Only the lines from the start of the data below through the line that contains "const us100I = [1.5, 1.5, 1.21, 0.80, 0.55];" are to be copied, exactly and without pictures.

═══ Source material ═══

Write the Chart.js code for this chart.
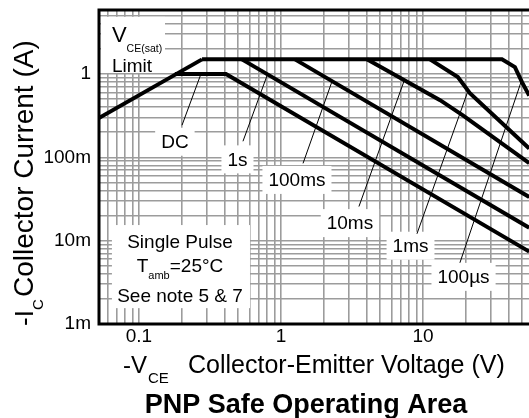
<!DOCTYPE html>
<html>
<head>
<meta charset="utf-8">
<script src="https://cdn.jsdelivr.net/npm/chart.js@4.4.1/dist/chart.umd.min.js"></script>
<style>
html, body { margin: 0; padding: 0; background: #fff; }
#wrap { width: 529px; height: 418px; }
</style>
</head>
<body>
<div id="wrap"><canvas id="soa" width="529" height="418"></canvas></div>
<script>
// -VCE (V) and -IC (A)
const vsatV = [0.05, 0.278];
const vsatI = [0.284, 1.5];
const dcV = [0.179, 0.41, 56];
const dcI = [1, 1, 0.0074];
const s1V = [0.531, 56];
const s1I = [1.5, 0.0143];
const ms100V = [1.255, 56];
const ms100I = [1.5, 0.0335];
const ms10V = [4.03, 13.2, 19.1, 56];
const ms10I = [1.5, 0.486, 0.32, 0.085];
const ms1V = [11.2, 17.6, 21.4, 56];
const ms1I = [1.5, 0.92, 0.59, 0.128];
const us100V = [0.278, 36, 44.4, 49.8, 56];
const us100I = [1.5, 1.5, 1.21, 0.80, 0.55];

// pulse labels and their leader lines
const pulseLabels = ['DC', '1s', '100ms', '10ms', '1ms', '100µs'];
const labelV = [0.179, 0.494, 1.296, 3.06, 8.17, 19.3];
const labelI = [0.154, 0.0946, 0.0536, 0.01625, 0.0087, 0.00368];
const leaderFromV = [0.201, 0.54, 1.43, 3.54, 9.07, 18.2];
const leaderFromI = [0.243, 0.156, 0.0847, 0.0257, 0.0121, 0.00543];
const leaderToV = [0.273, 0.8, 2.29, 7.35, 20.7, 49];
const leaderToI = [1, 0.97, 0.82, 0.82, 0.62, 0.8];

// axes
const xTickVals = [0.1, 1, 10];
const xTickText = ['0.1', '1', '10'];
const yTickVals = [0.001, 0.01, 0.1, 1];
const yTickText = ['1m', '10m', '100m', '1'];
const xMin = 0.0523, xMax = 55.8;
const yMin = 0.001, yMax = 5.87;

const FONT = '"Liberation Sans", Arial, Helvetica, sans-serif';
const font = (size, bold) => (bold ? 'bold ' : '') + size + 'px ' + FONT;

// 1..9 per decade for the log grid
const logGrid = (lo, hi) => {
    const out = [];
    for (let d = Math.floor(Math.log10(lo)); d <= Math.ceil(Math.log10(hi)); d++) {
        for (let m = 1; m < 10; m++) {
            const v = m * Math.pow(10, d);
            if (v > lo * 1.001 && v < hi * 0.999) out.push(v);
        }
    }
    return out;
};

const labelFor = (vals, texts) => (value) => {
    const i = vals.findIndex(v => Math.abs(value / v - 1) < 1e-6);
    return i >= 0 ? texts[i] : '';
};

const pts = (xs, ys) => xs.map((x, i) => ({ x: x, y: ys[i] }));
const curve = (xs, ys) => ({
    data: pts(xs, ys),
    showLine: true,
    borderColor: '#000',
    borderWidth: 4,
    pointRadius: 0,
    fill: false,
    tension: 0
});
const leader = (i) => ({
    data: [{ x: leaderFromV[i], y: leaderFromI[i] }, { x: leaderToV[i], y: leaderToI[i] }],
    showLine: true,
    borderColor: '#000',
    borderWidth: 1,
    pointRadius: 0,
    fill: false
});

// draws a line of text made of runs with their own size / baseline shift
const drawRuns = (ctx, x, y, runs, align) => {
    let total = 0;
    runs.forEach(r => { ctx.font = font(r.size); r.w = ctx.measureText(r.t).width; total += r.w; });
    let cx = align === 'center' ? x - total / 2 : x;
    runs.forEach(r => {
        ctx.font = font(r.size);
        ctx.fillText(r.t, cx, y + (r.dy || 0));
        cx += r.w;
    });
};

const annotate = {
    id: 'annotate',
    beforeDatasetsDraw(chart) {
        const { ctx, scales: { x, y } } = chart;
        ctx.save();
        ctx.fillStyle = '#fff';
        ctx.font = font(19);
        pulseLabels.forEach((t, i) => {
            const cx = x.getPixelForValue(labelV[i]);
            const cy = y.getPixelForValue(labelI[i]);
            const w = ctx.measureText(t).width + 12;
            ctx.fillRect(cx - w / 2, cy - 14, w, 28);
        });
        // VCE(sat) Limit box and the note box
        const box = (v0, i0, v1, i1) => {
            const x0 = x.getPixelForValue(v0), y0 = y.getPixelForValue(i0);
            ctx.fillRect(x0, y0, x.getPixelForValue(v1) - x0, y.getPixelForValue(i1) - y0);
        };
        box(0.054, 4.86, 0.1525, 1.03);
        box(0.0645, 0.0154, 0.605, 0.00155);
        ctx.restore();
    },
    afterDatasetsDraw(chart) {
        const { ctx, chartArea: a, scales: { x, y } } = chart;
        ctx.save();
        ctx.fillStyle = '#000';
        ctx.textBaseline = 'middle';
        ctx.textAlign = 'center';
        ctx.font = font(19);
        pulseLabels.forEach((t, i) => {
            ctx.fillText(t, x.getPixelForValue(labelV[i]), y.getPixelForValue(labelI[i]) + 1);
        });

        ctx.textBaseline = 'alphabetic';
        ctx.textAlign = 'left';
        const lx = x.getPixelForValue(0.0645);
        drawRuns(ctx, lx, y.getPixelForValue(2.42), [
            { t: 'V', size: 22 }, { t: 'CE(sat)', size: 10.5, dy: 10 }
        ]);
        drawRuns(ctx, lx, y.getPixelForValue(1.057), [{ t: 'Limit', size: 19 }]);

        const nx = x.getPixelForValue(0.1945);
        drawRuns(ctx, nx, y.getPixelForValue(0.00815), [{ t: 'Single Pulse', size: 19 }], 'center');
        drawRuns(ctx, nx, y.getPixelForValue(0.0042), [
            { t: 'T', size: 19 }, { t: 'amb', size: 11, dy: 7 }, { t: '=25°C', size: 19 }
        ], 'center');
        drawRuns(ctx, nx, y.getPixelForValue(0.00183), [{ t: 'See note 5 & 7', size: 19 }], 'center');

        // frame
        ctx.strokeStyle = '#000';
        ctx.lineWidth = 3;
        ctx.strokeRect(a.left, a.top, a.right - a.left + 6, a.bottom - a.top);
        ctx.restore();
    },
    afterDraw(chart) {
        const { ctx } = chart;
        ctx.save();
        ctx.fillStyle = '#000';
        ctx.textBaseline = 'alphabetic';
        ctx.textAlign = 'left';
        // x axis title
        ctx.font = font(24);
        ctx.fillText('-V', 123, 373);
        ctx.font = font(15);
        ctx.fillText('CE', 148, 383);
        ctx.font = font(25);
        ctx.fillText('Collector-Emitter Voltage (V)', 188, 373);
        // y axis title
        ctx.translate(33, 328);
        ctx.rotate(-Math.PI / 2);
        ctx.font = font(26);
        ctx.fillText('-I', 2, 0);
        ctx.font = font(15);
        ctx.fillText('C', 18, 10);
        ctx.font = font(28);
        ctx.fillText('Collector Current (A)', 31, 0);
        ctx.restore();
        // chart title
        ctx.save();
        ctx.fillStyle = '#000';
        ctx.textAlign = 'center';
        ctx.font = font(27, true);
        ctx.fillText('PNP Safe Operating Area', 306, 413);
        ctx.restore();
    }
};

const datasets = [
    curve(vsatV, vsatI),
    curve(us100V, us100I),
    curve(ms1V, ms1I),
    curve(ms10V, ms10I),
    curve(ms100V, ms100I),
    curve(s1V, s1I),
    curve(dcV, dcI)
];
pulseLabels.forEach((t, i) => datasets.push(leader(i)));

// fixed plot box: no extra room reserved for edge tick labels
const noEdgePad = s => {
    s.paddingTop = 0; s.paddingBottom = 0; s.paddingLeft = 0; s.paddingRight = 0;
};

new Chart(document.getElementById('soa').getContext('2d'), {
    type: 'scatter',
    data: { datasets: datasets },
    options: {
        responsive: false,
        animation: false,
        layout: { padding: { top: 10, left: 0, right: 0, bottom: 0 } },
        plugins: { legend: { display: false }, tooltip: { enabled: false } },
        scales: {
            x: {
                type: 'logarithmic',
                min: xMin,
                max: xMax,
                afterBuildTicks: s => { s.ticks = logGrid(xMin, xMax).map(v => ({ value: v })); },
                afterFit: s => { s.height = 94; noEdgePad(s); },
                border: { display: false },
                grid: { color: '#9c9c9c', lineWidth: 1.6, drawTicks: false },
                ticks: {
                    autoSkip: false, maxRotation: 0, padding: 1, color: '#000',
                    font: { family: FONT, size: 19 },
                    callback: labelFor(xTickVals, xTickText)
                }
            },
            y: {
                type: 'logarithmic',
                min: yMin,
                max: yMax,
                afterBuildTicks: s => { s.ticks = [yMin].concat(logGrid(yMin, yMax)).map(v => ({ value: v })); },
                afterFit: s => { s.width = 99; noEdgePad(s); },
                border: { display: false },
                grid: { color: '#9c9c9c', lineWidth: 1.6, drawTicks: false },
                ticks: {
                    autoSkip: false, padding: 8, color: '#000',
                    font: { family: FONT, size: 19 },
                    callback: labelFor(yTickVals, yTickText)
                }
            }
        }
    },
    plugins: [annotate]
});
</script>
</body>
</html>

═══

| Written answer |
Write the Chart.js code for this chart.
<!DOCTYPE html>
<html>
<head>
<meta charset="utf-8">
<script src="https://cdn.jsdelivr.net/npm/chart.js@4.4.1/dist/chart.umd.min.js"></script>
<style>
html, body { margin: 0; padding: 0; background: #fff; }
#wrap { width: 529px; height: 418px; }
</style>
</head>
<body>
<div id="wrap"><canvas id="soa" width="529" height="418"></canvas></div>
<script>
// -VCE (V) and -IC (A)
const vsatV = [0.05, 0.278];
const vsatI = [0.284, 1.5];
const dcV = [0.179, 0.41, 56];
const dcI = [1, 1, 0.0074];
const s1V = [0.531, 56];
const s1I = [1.5, 0.0143];
const ms100V = [1.255, 56];
const ms100I = [1.5, 0.0335];
const ms10V = [4.03, 13.2, 19.1, 56];
const ms10I = [1.5, 0.486, 0.32, 0.085];
const ms1V = [11.2, 17.6, 21.4, 56];
const ms1I = [1.5, 0.92, 0.59, 0.128];
const us100V = [0.278, 36, 44.4, 49.8, 56];
const us100I = [1.5, 1.5, 1.21, 0.80, 0.55];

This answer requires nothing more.